By A. Ananthalakshmi
SINGAPORE (Reuters) - Gold was trading near a three-month low on Thursday, hit by fears of an early hike in U.S interest rates, a stronger dollar and an apparent easing of tensions over Ukraine.
With the dollar index trading near a 14-month peak on Thursday on increasing speculation that the U.S. Federal Reserve could soon raise rates, bullion investors were eyeing any uptick in physical demand in Asia for price support.
Gold may continue to struggle until the Federal Reserve's two-day policy meeting next week that could provide clues on when the U.S. central bank would hike rates. Higher rates would dent demand for non-interest yielding assets such as gold.
Spot gold slipped 0.1 percent to $1,247.10 an ounce by 0628 GMT, after dropping 0.6 percent on Wednesday, when it hit a three-month low of $1,243.56.
"While gold may face further pressure in the current macro environment, a pick-up in physical demand would help stem the possibility for further losses," HSBC analysts said in a note.
"Physical demand appears light despite gold's price decline so far in the month."
Dealers in Hong Kong, the main conduit for gold into China, said demand had picked up in recent days because of the drop in prices, but not in any robust way.
In India, the second biggest buyer, demand is expected to pick up ahead of the Diwali festival, but import curbs could keep any gains in check.

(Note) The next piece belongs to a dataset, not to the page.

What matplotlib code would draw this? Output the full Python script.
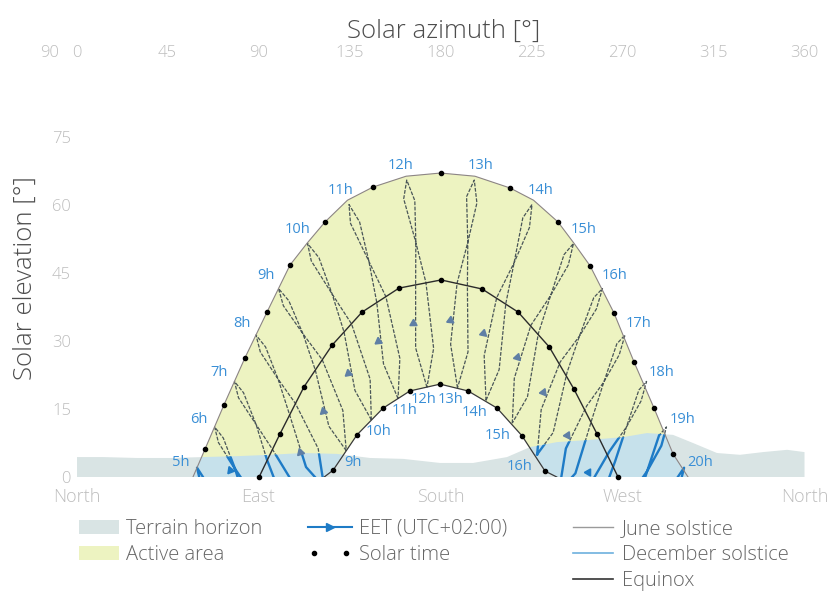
import numpy as np
import matplotlib
matplotlib.use("Agg")
import matplotlib.pyplot as plt
import matplotlib.transforms as mtransforms
from matplotlib.patches import Polygon, Patch
from matplotlib.lines import Line2D
from matplotlib.legend_handler import HandlerLine2D

plt.rcParams['font.family'] = ['Open Sans', 'DejaVu Sans']
plt.rcParams['font.weight'] = 'light'

# ---------------- data ----------------
az_ticks = [0, 45, 90, 135, 180, 225, 270, 315, 360]
el_ticks = [0, 15, 30, 45, 60, 75, 90]
compass_pos = [0, 90, 180, 270, 360]
compass_labels = ['North', 'East', 'South', 'West', 'North']

# June solstice: solar-time dots and extra points along the line
june_dot_az = [63.6, 72.9, 83.3, 94.2, 105.6, 122.9, 146.6, 180.0, 214.4, 238.1, 254.0, 265.8, 275.7, 285.6, 295.0]
june_dot_el = [6.2, 15.9, 26.3, 36.4, 46.8, 56.3, 64.0, 67.1, 63.8, 56.3, 46.6, 36.2, 25.4, 15.2, 5.1]
june_extra_az = [57.6, 114.0, 134.0, 163.0, 197.0, 226.0, 246.0, 302.4]
june_extra_el = [0.0, 51.6, 61.1, 66.4, 66.4, 61.1, 51.6, 0.0]

# Equinox
eq_dot_az = [90.3, 100.6, 112.5, 126.4, 141.2, 159.5, 180.3, 200.6, 218.4, 233.8, 246.0, 257.4, 267.8]
eq_dot_el = [0.0, 9.5, 19.9, 29.1, 36.4, 41.7, 43.5, 41.5, 36.4, 28.7, 19.4, 9.5, 0.0]

# December solstice
dec_dot_az = [126.9, 138.7, 151.6, 164.9, 179.8, 193.6, 208.0, 220.3, 231.7]
dec_dot_el = [1.5, 9.3, 15.2, 19.0, 20.5, 19.0, 15.2, 9.1, 1.3]
dec_extra_az = [122.5, 237.5]
dec_extra_el = [0.0, 0.0]

# Terrain horizon profile
terrain_az = [0, 13.1, 29.9, 46.2, 62.6, 79.4, 95.7, 112.0, 128.8, 145.2, 161.5, 179.8, 196.1,
              212.9, 224.3, 237.6, 254.0, 270.3, 282.1, 295.0, 304.9, 316.7, 328.1, 339.5, 351.4, 360]
terrain_el = [4.4, 4.4, 4.2, 4.2, 4.4, 4.6, 4.9, 5.3, 5.1, 4.2, 4.0, 3.1, 3.1,
              4.4, 6.6, 7.7, 8.2, 8.8, 9.7, 9.3, 7.5, 5.3, 4.9, 5.5, 6.0, 5.5]

# EET hour analemmas (loop: Dec, Feb, Mar, cross, May, Jun, Jul, cross, Sep, Nov, Dec)
ana_hours = [5, 6, 7, 8, 9, 10, 11, 12, 13, 14, 15, 16, 17, 18, 19, 20]
ana_az = [
    [93.5, 83.3, 73.2, 68.6, 63.4, 59.6, 61.4, 68.6, 75.7, 89.2, 93.5],
    [103.3, 93.4, 83.6, 78.4, 72.6, 68.3, 70.2, 78.4, 86.3, 99.2, 103.3],
    [112.8, 103.3, 94.2, 88.8, 82.6, 78.1, 80.1, 88.8, 96.9, 109.2, 112.8],
    [122.5, 113.5, 105.4, 99.7, 93.5, 88.75, 90.9, 99.7, 108.3, 119.5, 122.5],
    [133.4, 124.8, 118.1, 112.0, 105.0, 99.9, 102.3, 112.0, 121.5, 131.7, 133.4],
    [145.8, 137.7, 132.3, 126.4, 119.9, 114.25, 116.1, 126.4, 136.0, 145.2, 145.8],
    [159.0, 151.8, 148.5, 144.6, 140.0, 134.75, 135.5, 144.6, 153.0, 159.9, 159.0],
    [173.3, 167.7, 167.7, 167.8, 167.3, 163.3, 161.8, 167.8, 172.8, 176.6, 173.3],
    [188.4, 185.0, 188.2, 193.5, 198.0, 196.7, 192.9, 193.5, 193.3, 193.6, 188.4],
    [202.5, 201.6, 207.8, 216.4, 224.0, 225.25, 220.7, 216.4, 212.3, 209.0, 202.5],
    [215.5, 216.5, 224.7, 234.5, 243.2, 245.75, 241.1, 234.5, 228.4, 223.0, 215.5],
    [227.8, 229.8, 239.2, 248.7, 257.1, 260.1, 255.8, 248.7, 242.6, 235.7, 227.8],
    [238.6, 242.0, 252.3, 260.8, 268.4, 271.25, 267.2, 260.8, 255.2, 246.7, 238.6],
    [248.3, 252.4, 263.6, 271.9, 279.2, 281.9, 278.1, 271.9, 266.3, 256.8, 248.3],
    [257.8, 262.3, 274.2, 282.2, 289.2, 291.75, 288.1, 282.2, 276.9, 266.4, 257.8],
    [267.5, 272.3, 284.8, 292.0, 298.1, 300.45, 297.2, 292.0, 287.3, 276.9, 267.5],
]
ana_el = [
    [-27.6, -24.3, -15.2, -7.5, -0.6, 2.05, -1.4, -7.5, -12.9, -20.5, -27.6],
    [-19.3, -15.7, -5.7, 1.8, 8.6, 11.05, 7.6, 1.8, -3.4, -11.7, -19.3],
    [-10.8, -6.8, 3.8, 11.6, 18.6, 21.1, 17.5, 11.6, 6.1, -2.9, -10.8],
    [-2.3, 2.2, 13.7, 21.6, 28.7, 31.35, 27.6, 21.6, 16.2, 6.3, -2.3],
    [5.8, 11.2, 23.6, 31.6, 38.9, 41.6, 37.8, 31.6, 25.9, 14.7, 5.8],
    [12.6, 19.1, 32.0, 40.4, 48.4, 51.55, 47.7, 40.4, 33.8, 21.6, 12.6],
    [17.3, 25.0, 38.5, 47.6, 56.3, 60.15, 56.0, 47.6, 39.8, 26.2, 17.3],
    [19.8, 28.5, 42.4, 51.8, 61.0, 65.55, 61.4, 51.8, 42.9, 28.4, 19.8],
    [19.7, 29.3, 42.8, 51.8, 60.5, 65.55, 61.9, 51.8, 42.3, 27.6, 19.7],
    [16.9, 26.8, 39.6, 47.3, 55.1, 60.15, 57.2, 47.3, 38.3, 23.7, 16.9],
    [11.9, 21.8, 33.5, 40.1, 46.8, 51.55, 49.1, 40.1, 31.7, 17.7, 11.9],
    [5.0, 14.9, 25.4, 31.1, 37.1, 41.6, 39.6, 31.1, 23.1, 9.8, 5.0],
    [-3.2, 6.3, 15.7, 21.0, 27.0, 31.35, 29.4, 21.0, 13.2, 0.8, -3.2],
    [-11.7, -2.9, 5.7, 11.0, 16.8, 21.1, 19.2, 11.0, 3.4, -8.1, -11.7],
    [-20.2, -11.8, -3.8, 1.3, 6.9, 11.05, 9.2, 1.3, -6.1, -17.0, -20.2],
    [-28.4, -20.7, -13.3, -8.0, -2.2, 2.05, -0.1, -8.0, -15.6, -25.5, -28.4],
]

# direction arrows on the EET lines
arrow_hour = [6, 8, 9, 10, 11, 12, 13, 14, 15, 16, 17, 18]
arrow_az = [75.9, 110.5, 121.9, 134.3, 149.1, 166.4, 184.7, 201.0, 217.8, 230.7, 242.6, 252.9]
arrow_el = [1.5, 5.5, 14.6, 23.0, 30.0, 34.0, 34.7, 31.8, 26.5, 18.8, 9.3, 1.0]

# ---------------- figure ----------------
W, H = 827, 601
fig = plt.figure(figsize=(W / 100, H / 100), dpi=100)
ax = fig.add_axes([76.5 / W, 1 - 477 / H, 728 / W, 407.7 / H])
ax.set_xlim(0, 360)
ax.set_ylim(0, 90)
for s in ax.spines.values():
    s.set_visible(False)

TERRAIN = '#d9e4e4'
OVERLAP = '#c6e1eb'
ACTIVE = '#edf3c1'
EET_BLUE = '#1e7bc6'
LABEL_BLUE = '#3a8fd6'

terrain_poly = ax.fill(terrain_az + [360, 0], terrain_el + [-5, -5], color=TERRAIN, lw=0, zorder=1)[0]
above = Polygon(np.column_stack([terrain_az + [360, 0], terrain_el + [100, 100]]),
                closed=True, transform=ax.transData)

june_pts = sorted(zip(june_dot_az + june_extra_az, june_dot_el + june_extra_el))
june_az_l = [p[0] for p in june_pts]
june_el_l = [p[1] for p in june_pts]
dec_pts = sorted(zip(dec_dot_az + dec_extra_az, dec_dot_el + dec_extra_el))
dec_az_l = [p[0] for p in dec_pts]
dec_el_l = [p[1] for p in dec_pts]

act_az = june_az_l + dec_az_l[::-1]
act_el = june_el_l + dec_el_l[::-1]
ax.fill(act_az, act_el, color=OVERLAP, lw=0, zorder=2)
yel = ax.fill(act_az, act_el, color=ACTIVE, lw=0, zorder=3)[0]
yel.set_clip_path(above)

# analemma lines
for az_l, el_l in zip(ana_az, ana_el):
    l1, = ax.plot(az_l, el_l, color='#4a5658', lw=0.9, ls=(0, (3, 1.2)), zorder=4)
    l1.set_clip_path(above)
    l2, = ax.plot(az_l, el_l, color=EET_BLUE, lw=1.7, zorder=4)
    l2.set_clip_path(terrain_poly)

# sun paths
ax.plot(june_az_l, june_el_l, color='#8d8585', lw=0.8, zorder=5)
ax.plot(eq_dot_az, eq_dot_el, color='#2b2b2b', lw=1.0, zorder=5)
ax.plot(dec_az_l, dec_el_l, color='#3a3a3a', lw=0.9, zorder=5)
ax.plot(june_dot_az + eq_dot_az + dec_dot_az, june_dot_el + eq_dot_el + dec_dot_el,
        ls='none', marker='o', ms=3, color='black', zorder=6, clip_on=False)

# arrows
for h, a, e in zip(arrow_hour, arrow_az, arrow_el):
    i = ana_hours.index(h)
    pts = ax.transData.transform(np.column_stack([ana_az[i][:5], ana_el[i][:5]]))
    p = ax.transData.transform((a, e))
    best, ang = 1e9, 90.0
    for k in range(len(pts) - 1):
        s0, s1 = pts[k], pts[k + 1]
        d = s1 - s0
        t = np.clip(np.dot(p - s0, d) / np.dot(d, d), 0, 1)
        dist = np.hypot(*(s0 + t * d - p))
        if dist < best:
            best, ang = dist, np.degrees(np.arctan2(d[1], d[0]))
    col = EET_BLUE if terrain_poly.contains_point(p) else '#5f7fa5'
    ax.plot([a], [e], ls='none', marker=(3, 0, ang - 90), ms=6, color=col, zorder=7, clip_on=False)

# hour labels
c = ax.transData.transform((180, 0))
for h, az_l, el_l in zip(ana_hours, ana_az, ana_el):
    ja, je = az_l[5], el_l[5]
    p = ax.transData.transform((ja, je))
    v = p - c
    u = v / np.hypot(*v)
    sgn = -1 if ja < 180 else 1
    ax.annotate(f'{h}h', (ja, je), xytext=(11 * u[0] + 5 * sgn, 10 * u[1] + 5),
                textcoords='offset pixels', ha='center', va='center', fontsize=10.5,
                fontweight='normal', color=LABEL_BLUE, zorder=8, annotation_clip=False)
    da, de = az_l[0], el_l[0]
    if de > 0:
        dx = 7 if da < 170 else -(5 + 15 * (da - 180) / 55)
        ax.annotate(f'{h}h', (da, de), xytext=(dx, -12), textcoords='offset pixels',
                    ha='center', va='center', fontsize=10.5, fontweight='normal',
                    color=LABEL_BLUE, zorder=8, annotation_clip=False)

# axes ticks
ax.xaxis.tick_top()
ax.set_xticks(az_ticks)
ax.set_xticklabels([str(v) for v in az_ticks])
ax.tick_params(axis='x', length=0, pad=6, labelsize=12, labelcolor='#bdbdbd')
ax.set_yticks(el_ticks)
ax.set_yticklabels([str(v) for v in el_ticks])
ax.tick_params(axis='y', length=0, pad=4, labelsize=12, labelcolor='#bdbdbd')
top_lab = ax.get_yticklabels()[-1]
top_lab.set_transform(top_lab.get_transform() +
                      mtransforms.ScaledTranslation(-12 / 100, 18 / 100, fig.dpi_scale_trans))
sec = ax.secondary_xaxis('bottom')
sec.set_xticks(compass_pos, labels=compass_labels)
sec.tick_params(length=0, pad=8, labelsize=13, labelcolor='#bdbdbd')
for s in sec.spines.values():
    s.set_visible(False)

fig.text(444 / W, 1 - 31 / H, 'Solar azimuth [°]', ha='center', va='center', fontsize=18.5, color='#4d4d4d')
fig.text(25 / W, 1 - 278 / H, 'Solar elevation [°]', rotation=90, ha='center', va='center',
         fontsize=18.5, color='#4d4d4d')

# legends
h_terrain = Patch(facecolor=TERRAIN, edgecolor='none')
h_active = Patch(facecolor=ACTIVE, edgecolor='none')
h_eet = Line2D([], [], color=EET_BLUE, lw=1.5, marker='>', ms=6)
h_solar = Line2D([], [], color='black', ls='none', marker='o', ms=3)
h_june = Line2D([], [], color='#9a9a9a', lw=1)
h_dec = Line2D([], [], color='#6db0de', lw=1.2)
h_eq = Line2D([], [], color='#333333', lw=1.2)
common = dict(frameon=False, fontsize=14.5, labelcolor='#666666', borderpad=0, borderaxespad=0,
              labelspacing=0.3, loc='upper left')
fig.legend([h_terrain, h_active], ['Terrain horizon', 'Active area'],
           bbox_to_anchor=(79 / W, 1 - 519 / H), handlelength=2.0, handletextpad=0.35, **common)
fig.legend([h_eet, h_solar], ['EET (UTC+02:00)', 'Solar time'],
           bbox_to_anchor=(308 / W, 1 - 519 / H), handlelength=2.2, handletextpad=0.35,
           handler_map={h_eet: HandlerLine2D(numpoints=1), h_solar: HandlerLine2D(numpoints=2)}, **common)
fig.legend([h_june, h_dec, h_eq], ['June solstice', 'December solstice', 'Equinox'],
           bbox_to_anchor=(573 / W, 1 - 519 / H), handlelength=2.0, handletextpad=0.45, **common)

fig.savefig('out.png', dpi=100)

Meanwhile, gold's safe-haven demand was also curbed after Ukraine's president said on Wednesday that Russia had removed the bulk of its forces from his country, raising hopes for a peace drive now underway after five months of conflict in which more than 3,000 people have been killed.
The recent drop in gold prices attracted some bargain hunters with holdings of SPDR Gold Trust, the world's largest gold-backed exchange-traded fund, increasing 3 tonnes on Wednesday to 788.72 tonnes - the first inflow in three weeks.
Other precious metals also tracked gold, with silver holding near three-month lows on Thursday. Platinum was trading near a seven-month trough hit on Wednesday, while palladium hovered close to its lowest in a month.